## AIM OF THE TASK
Skip all pictures, then copy the lines from the start of the data through the line with "import plotly.graph_objects as go", keeping both ends.

## DATA SEGMENT
::::::
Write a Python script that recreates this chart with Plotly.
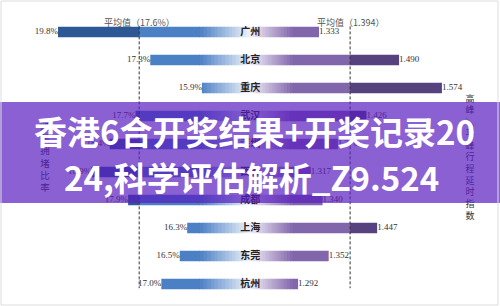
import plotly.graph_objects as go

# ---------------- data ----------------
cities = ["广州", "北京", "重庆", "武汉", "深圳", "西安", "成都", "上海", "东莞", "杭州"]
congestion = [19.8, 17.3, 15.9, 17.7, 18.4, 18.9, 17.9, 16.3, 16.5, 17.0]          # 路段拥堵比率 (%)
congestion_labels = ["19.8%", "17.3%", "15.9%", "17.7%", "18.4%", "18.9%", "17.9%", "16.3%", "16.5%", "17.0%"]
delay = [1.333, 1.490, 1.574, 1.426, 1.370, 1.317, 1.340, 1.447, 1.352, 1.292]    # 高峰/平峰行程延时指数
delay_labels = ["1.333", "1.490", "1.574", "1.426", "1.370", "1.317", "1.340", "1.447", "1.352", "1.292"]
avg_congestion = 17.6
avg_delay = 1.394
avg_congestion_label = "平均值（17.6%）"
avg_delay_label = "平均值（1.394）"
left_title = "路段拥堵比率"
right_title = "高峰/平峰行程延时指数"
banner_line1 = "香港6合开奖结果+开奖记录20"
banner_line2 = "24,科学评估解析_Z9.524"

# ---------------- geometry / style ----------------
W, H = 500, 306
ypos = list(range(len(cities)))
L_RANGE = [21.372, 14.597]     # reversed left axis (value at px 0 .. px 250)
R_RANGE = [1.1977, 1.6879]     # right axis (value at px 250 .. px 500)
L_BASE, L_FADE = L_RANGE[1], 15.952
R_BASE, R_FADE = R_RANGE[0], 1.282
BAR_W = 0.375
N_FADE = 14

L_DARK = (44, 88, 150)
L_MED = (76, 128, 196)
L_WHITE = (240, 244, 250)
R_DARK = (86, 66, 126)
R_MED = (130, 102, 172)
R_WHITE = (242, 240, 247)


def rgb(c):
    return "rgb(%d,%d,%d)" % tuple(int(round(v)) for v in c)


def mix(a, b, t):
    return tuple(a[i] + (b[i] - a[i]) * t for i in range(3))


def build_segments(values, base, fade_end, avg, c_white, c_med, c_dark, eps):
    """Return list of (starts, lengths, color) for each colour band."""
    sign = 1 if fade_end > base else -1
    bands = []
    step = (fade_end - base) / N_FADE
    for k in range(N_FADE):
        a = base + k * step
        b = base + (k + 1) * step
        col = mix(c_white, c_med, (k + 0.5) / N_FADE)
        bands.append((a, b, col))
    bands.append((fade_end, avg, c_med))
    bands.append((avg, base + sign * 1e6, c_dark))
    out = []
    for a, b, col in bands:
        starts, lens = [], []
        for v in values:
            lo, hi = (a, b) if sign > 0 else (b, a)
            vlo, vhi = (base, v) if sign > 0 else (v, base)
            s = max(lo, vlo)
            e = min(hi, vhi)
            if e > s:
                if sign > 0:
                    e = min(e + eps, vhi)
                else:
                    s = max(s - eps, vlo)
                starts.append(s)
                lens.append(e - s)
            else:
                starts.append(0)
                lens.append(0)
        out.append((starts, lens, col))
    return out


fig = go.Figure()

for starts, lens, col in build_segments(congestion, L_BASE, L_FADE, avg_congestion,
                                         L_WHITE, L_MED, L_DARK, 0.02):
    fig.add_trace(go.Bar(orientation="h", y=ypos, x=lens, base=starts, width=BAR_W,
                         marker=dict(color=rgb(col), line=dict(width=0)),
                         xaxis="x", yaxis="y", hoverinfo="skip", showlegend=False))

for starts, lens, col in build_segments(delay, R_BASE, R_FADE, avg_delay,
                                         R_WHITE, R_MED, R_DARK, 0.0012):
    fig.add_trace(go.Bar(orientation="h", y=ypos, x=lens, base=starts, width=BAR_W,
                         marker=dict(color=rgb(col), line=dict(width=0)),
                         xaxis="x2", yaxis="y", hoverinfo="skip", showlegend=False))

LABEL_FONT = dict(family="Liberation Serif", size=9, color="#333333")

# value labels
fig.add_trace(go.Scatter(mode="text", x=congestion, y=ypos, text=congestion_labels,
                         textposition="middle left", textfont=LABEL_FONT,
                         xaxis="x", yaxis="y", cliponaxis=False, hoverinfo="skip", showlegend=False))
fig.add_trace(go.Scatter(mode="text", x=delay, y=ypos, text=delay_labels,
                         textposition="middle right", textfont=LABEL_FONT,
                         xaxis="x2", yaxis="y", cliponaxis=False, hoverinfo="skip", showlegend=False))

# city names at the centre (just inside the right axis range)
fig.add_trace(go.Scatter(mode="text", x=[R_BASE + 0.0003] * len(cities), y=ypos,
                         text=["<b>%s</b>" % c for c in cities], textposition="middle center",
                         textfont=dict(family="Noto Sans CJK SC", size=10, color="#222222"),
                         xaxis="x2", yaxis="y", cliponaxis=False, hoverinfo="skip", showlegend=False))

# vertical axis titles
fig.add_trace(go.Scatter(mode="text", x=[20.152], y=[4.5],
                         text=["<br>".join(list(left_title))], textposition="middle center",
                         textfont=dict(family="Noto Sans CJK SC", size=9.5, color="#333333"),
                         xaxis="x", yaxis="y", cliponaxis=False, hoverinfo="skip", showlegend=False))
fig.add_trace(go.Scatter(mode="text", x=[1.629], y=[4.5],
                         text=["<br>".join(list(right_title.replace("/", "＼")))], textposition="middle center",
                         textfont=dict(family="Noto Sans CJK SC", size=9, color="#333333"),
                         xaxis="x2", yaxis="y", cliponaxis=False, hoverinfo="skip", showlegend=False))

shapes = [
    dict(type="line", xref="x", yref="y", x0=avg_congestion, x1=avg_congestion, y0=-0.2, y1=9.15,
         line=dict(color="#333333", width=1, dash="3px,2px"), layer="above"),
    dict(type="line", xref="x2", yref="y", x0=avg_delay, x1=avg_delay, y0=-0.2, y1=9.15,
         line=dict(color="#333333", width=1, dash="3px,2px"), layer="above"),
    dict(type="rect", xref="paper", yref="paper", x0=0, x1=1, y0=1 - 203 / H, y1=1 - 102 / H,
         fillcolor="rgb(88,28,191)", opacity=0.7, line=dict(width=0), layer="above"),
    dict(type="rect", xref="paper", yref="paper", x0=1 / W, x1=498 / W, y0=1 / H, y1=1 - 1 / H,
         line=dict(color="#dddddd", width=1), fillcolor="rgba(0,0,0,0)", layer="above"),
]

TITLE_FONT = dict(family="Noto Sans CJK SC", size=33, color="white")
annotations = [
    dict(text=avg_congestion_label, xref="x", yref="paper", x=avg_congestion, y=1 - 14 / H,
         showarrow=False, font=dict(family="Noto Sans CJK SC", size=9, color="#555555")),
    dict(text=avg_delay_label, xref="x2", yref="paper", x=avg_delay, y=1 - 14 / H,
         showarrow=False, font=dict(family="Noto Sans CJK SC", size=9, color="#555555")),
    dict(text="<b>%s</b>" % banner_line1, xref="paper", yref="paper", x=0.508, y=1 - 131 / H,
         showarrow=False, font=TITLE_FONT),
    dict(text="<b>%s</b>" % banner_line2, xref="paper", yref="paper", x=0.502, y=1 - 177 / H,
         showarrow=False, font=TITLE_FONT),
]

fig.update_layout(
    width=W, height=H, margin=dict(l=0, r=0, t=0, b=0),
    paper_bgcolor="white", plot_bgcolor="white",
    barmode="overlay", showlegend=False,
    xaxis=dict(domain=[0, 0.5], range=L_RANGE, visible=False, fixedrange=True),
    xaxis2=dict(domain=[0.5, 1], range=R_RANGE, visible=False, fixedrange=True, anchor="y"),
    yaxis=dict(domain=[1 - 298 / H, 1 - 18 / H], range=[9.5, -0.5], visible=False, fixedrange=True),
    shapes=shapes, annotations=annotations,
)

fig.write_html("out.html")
::::::
## RESULT OF THE EXERCISE
Write a Python script that recreates this chart with Plotly.
import plotly.graph_objects as go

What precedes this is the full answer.